Q: Did France- Yes. You say did France ever totally engage with its own history?
A: Not for a very long time afterwards. Maybe I’ll talk about that in that lecture. Particularly of course a notorious TV documentary called “Le Chagrin et la Pitie,” which was a very profound shock, I think, to the French enforcing them to confront the, it wasn’t all glorious resistance.
Career and life of the artist’s son of Max Ernst who remained in Ger- I don’t know actually. I really don’t know but that’s interesting. I don’t know about Max Ernst’s son who remained in Germany.
Charles Trenet. Well that’s another talk I want to do, which is about the role of the chanson during war. Trenet is a really interesting figure. He had his finger on the pulse all the way through the war. He wrote the song for the moment. Chevalier, dubious. Dubious. But I will talk about that when I do that talk.
Let me see. A friend’s father was helped across the Pyrenees by Dina, was it Dina Vierny? Yes. My friend wrote to her to thank her and to tell her that after a fruitful life, thanks to her he had a fruitful life, had recently died. He said my father spoke of you in a red dress and had been told to follow her out of the bar. Dina said that she was coming to New York to discuss an exhibition. They arranged to meet in her hotel. “How will I recognise you?” my friend asked. “You will,” said Dina. And of course she was wearing a red dress. And of course she was fabulously beautiful. She was absolutely gorgeous so I don’t think you’d mistake her in a hurry. When I was at Dworkin summer camp near Rochester at age 13, we read and performed “No Exit” by Sartre.
Yes, that’s, god, age 13. It haunts me for years. Still does. Especially the statement “Hell is other people.” Yeah. Well, it made a big impression on me and I was 17 or 18.
Favourite restaurant in Paris. Yes, it’s La Fresque. F-R-E-S-Q-U-E. It’s so fabulous. I’m missing it terribly. It’s 100 Rue Rambuteay, so it’s right next to the Halles in Paris. The best meal you will have in Paris and it costs 16 euros. And I swear to you, you could spend all the money you have and you wouldn’t get a better meal.
French flea market. Oh yes, well, there are two big flea markets.

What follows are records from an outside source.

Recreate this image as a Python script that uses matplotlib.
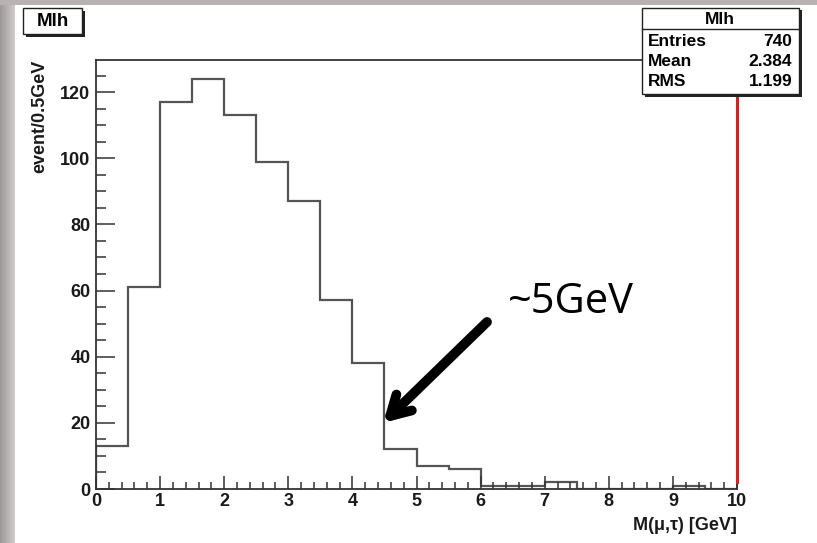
import numpy as np
import matplotlib.pyplot as plt
from matplotlib.patches import Rectangle

# M(mu,tau) histogram, 0.5 GeV bins from 0 to 10
bin_edges = np.arange(0, 10.5, 0.5)
counts = [13, 61, 117, 124, 113, 99, 87, 57, 38, 12,
          7, 6, 1, 1, 2, 0, 0, 0, 1, 0]

hist_name = "Mlh"
stat_names = ["Entries", "Mean", "RMS"]
stat_values = ["740", "2.384", "1.199"]

note_text = "~5GeV"
note_target = (4.48, 20)
note_from = (6.1, 50.5)

W, H = 817, 543
fig = plt.figure(figsize=(W / 100, H / 100), dpi=100)
fig.patch.set_facecolor("white")

# grey slide border on the left and top
bg = fig.add_axes([0, 0, 1, 1], zorder=-5)
bg.set_xlim(0, W)
bg.set_ylim(H, 0)
bg.axis("off")
grad = np.linspace(0, 1, 40)[None, :]
bg.imshow(np.dstack([0.62 + 0.2 * grad, 0.60 + 0.2 * grad, 0.60 + 0.2 * grad]),
          extent=[0, 15, H, 0], aspect="auto")
bg.add_patch(Rectangle((0, 0), W, 5, color="#b9b2b3", lw=0))

frame_col = "#333333"
hist_col = "#555555"
text_col = "#1a1a1a"
root_font = "Liberation Sans"

ax = fig.add_axes([96 / W, 1 - 489 / H, (737 - 96) / W, (489 - 60) / H])
ax.stairs(counts, bin_edges, color=hist_col, lw=1.6, baseline=0)
ax.set_xlim(0, 10)
ax.set_ylim(0, 129.7)

ax.set_xticks(np.arange(0, 11, 1))
ax.set_xticks(np.arange(0, 10.01, 0.2), minor=True)
ax.set_yticks(np.arange(0, 121, 20))
ax.set_yticks(np.arange(0, 126, 5), minor=True)
ax.tick_params(which="both", direction="in", color=frame_col, width=1.1,
               labelsize=13, top=False, right=False)
ax.tick_params(axis="y", which="major", length=14, pad=4)
ax.tick_params(axis="y", which="minor", length=7)
ax.tick_params(axis="x", which="major", length=9.5, pad=3)
ax.tick_params(axis="x", which="minor", length=5)
for lab in ax.get_xticklabels() + ax.get_yticklabels():
    lab.set_fontfamily(root_font)
    lab.set_fontweight("bold")
    lab.set_color(text_col)
for s in ax.spines.values():
    s.set_color(frame_col)
    s.set_linewidth(1.3)

ax.set_ylabel("event/0.5GeV", fontsize=13, fontweight="bold",
              family=root_font, color=text_col)
ax.yaxis.set_label_coords(-0.075, 1.0)
ax.yaxis.label.set_horizontalalignment("right")
ax.set_xlabel("M(\u03bc,\u03c4) [GeV]", fontsize=13, fontweight="bold",
              family=root_font, color=text_col)
ax.xaxis.set_label_coords(1.0, -0.066)
ax.xaxis.label.set_horizontalalignment("right")

# red marker line at the upper edge of the range
ax.plot([10, 10], [2, 119], color="#d42020", lw=2.2, clip_on=False, zorder=5)

# annotation arrow
ax.annotate("", xy=note_target, xytext=note_from,
            arrowprops=dict(arrowstyle="->,head_length=1.4,head_width=0.8",
                            color="black", lw=7, shrinkA=0, shrinkB=0))
ax.text(508 / W, 1 - 313 / H, note_text, transform=fig.transFigure,
        fontsize=30, family="Open Sans", color="black", va="baseline")


def root_box(x0, y0, x1, y1):
    # box in pixel coordinates with a ROOT-style drop shadow
    sh = 2.5
    fig.patches.append(Rectangle((x0 / W + sh / W, 1 - y1 / H - sh / H),
                                 (x1 - x0) / W, (y1 - y0) / H,
                                 transform=fig.transFigure, color="#222222",
                                 lw=0, zorder=8))
    fig.patches.append(Rectangle((x0 / W, 1 - y1 / H), (x1 - x0) / W,
                                 (y1 - y0) / H, transform=fig.transFigure,
                                 facecolor="white", edgecolor="#222222",
                                 lw=1.0, zorder=9))


# title box
root_box(23, 8, 82, 34)
fig.text(52.5 / W, 1 - 21.5 / H, hist_name, ha="center", va="center",
         fontsize=13.5, fontweight="bold", family=root_font, zorder=10)

# stats box
root_box(642, 8, 799, 94)
fig.add_artist(plt.Line2D([642 / W, 799 / W], [1 - 29 / H, 1 - 29 / H],
                          color="#222222", lw=1.0, zorder=10))
fig.text(720 / W, 1 - 19 / H, hist_name, ha="center", va="center",
         fontsize=12.5, fontweight="bold", family=root_font, zorder=10)
for i, (name, val) in enumerate(zip(stat_names, stat_values)):
    y = 1 - (41 + 20 * i) / H
    fig.text(648 / W, y, name, ha="left", va="center", fontsize=12.5,
             fontweight="bold", family=root_font, zorder=10)
    fig.text(792 / W, y, val, ha="right", va="center", fontsize=12.5,
             fontweight="bold", family=root_font, zorder=10)

fig.savefig("out.png", dpi=100)
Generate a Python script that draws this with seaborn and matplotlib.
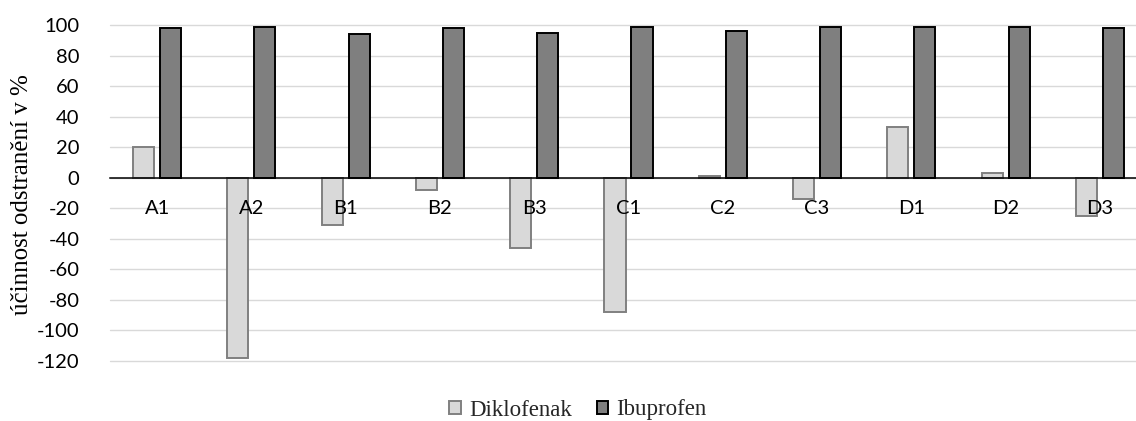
import matplotlib
matplotlib.use("Agg")
import matplotlib.pyplot as plt
import seaborn as sns
import pandas as pd

# Removal efficiency per sample and compound
samples = ["A1", "A2", "B1", "B2", "B3", "C1", "C2", "C3", "D1", "D2", "D3"]
diklofenak = [20, -118, -31, -8, -46, -88, 1, -14, 33, 3, -25]
ibuprofen = [98, 99, 94, 98, 95, 99, 96, 99, 99, 99, 98]
compounds = ["Diklofenak", "Ibuprofen"]
y_ticks = [-120, -100, -80, -60, -40, -20, 0, 20, 40, 60, 80, 100]

df = pd.DataFrame({
    "vzorek": samples * 2,
    "latka": [compounds[0]] * len(samples) + [compounds[1]] * len(samples),
    "ucinnost": diklofenak + ibuprofen,
})

sns.set_theme(style="white")
plt.rcParams["font.family"] = ["Lato", "DejaVu Sans"]

fills = {"Diklofenak": "#d9d9d9", "Ibuprofen": "#7f7f7f"}
edges = {"Diklofenak": "#808080", "Ibuprofen": "#000000"}

fig = plt.figure(figsize=(11.36, 4.21), dpi=100)
ax = fig.add_axes([110 / 1136, 60 / 421, 1037 / 1136, 336 / 421])

sns.barplot(data=df, x="vzorek", y="ucinnost", hue="latka", order=samples,
            hue_order=compounds, palette=fills, width=0.573, gap=0.22,
            linewidth=1.4, ax=ax, legend=False, zorder=2)

for cont, name in zip(ax.containers, compounds):
    for bar in cont:
        bar.set_edgecolor(edges[name])

ax.set_ylim(-120, 100)
ax.set_xlim(-0.5, len(samples) - 0.5)
ax.set_yticks(y_ticks)
ax.set_yticklabels([str(v) for v in y_ticks])

# horizontal gridlines behind bars
ax.yaxis.grid(True, color="#d9d9d9", linewidth=1.0)
for gl in ax.get_ygridlines():
    gl.set_clip_on(False)
ax.set_axisbelow(True)
ax.xaxis.set_zorder(5)

for side in ["left", "right", "top"]:
    ax.spines[side].set_visible(False)
ax.spines["bottom"].set_position(("data", 0))
ax.spines["bottom"].set_color("black")
ax.spines["bottom"].set_linewidth(1.1)
ax.spines["bottom"].set_zorder(3)

ax.tick_params(axis="x", length=0, pad=16, labelsize=14.5, labelcolor="black")
ax.tick_params(axis="y", length=0, pad=22, labelsize=14.5, labelcolor="black")
ax.set_xlabel("")
ax.set_ylabel("účinnost odstranění v %", family="Liberation Serif", fontsize=18,
              color="black")
ax.yaxis.set_label_coords(-0.074, 0.494)

handles = [cont.patches[0] for cont in ax.containers]
fig.legend(handles, compounds, loc="center", bbox_to_anchor=(578 / 1136, 1 - 410 / 421),
           ncol=2, frameon=False, prop={"family": "Liberation Serif", "size": 16.5},
           handlelength=0.5, handleheight=0.5, handletextpad=0.35, columnspacing=1.1,
           borderaxespad=0, borderpad=0)

fig.savefig("out.png", dpi=100)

The one I get most of my best stuff from is in the Port de Vanves in the south.
Poulenc. Yes, he was in front- I mean, there’s a whole lecture on Poulenc under the occupation. He’s a very, very interesting figure.
What was his- Chevalier, he’s generally regarded as actually being, having not a very glorious, but it’s good. I mean there, it’s complicated. He had a Jewish wife, so I suppose that might encourage you to be a bit more cooperative with the Germans. It took 10 plays to get out of Egypt.
Oh, thank you very much. Thank you. That’s kind. And I think that’s it. I don’t think there are any more questions. So let’s hope that we’ve managed to put these dreadful technical problems behind us. Thank you all. Thank you.
[Judi] Thank you Patrick. Wendy, are you still there with us?
Yes, I’m still here.
[Judi] No, I was thinking if Wendy was still there. Just saying thank you very much Patrick, It was wonderful today and I’m so glad that everything worked.
So am I.
[Judi] Take care. Thank you everybody. And we’ll see everybody a little bit later for our next talk at 6:00 PM UK. Thank you everybody. Bye-Bye.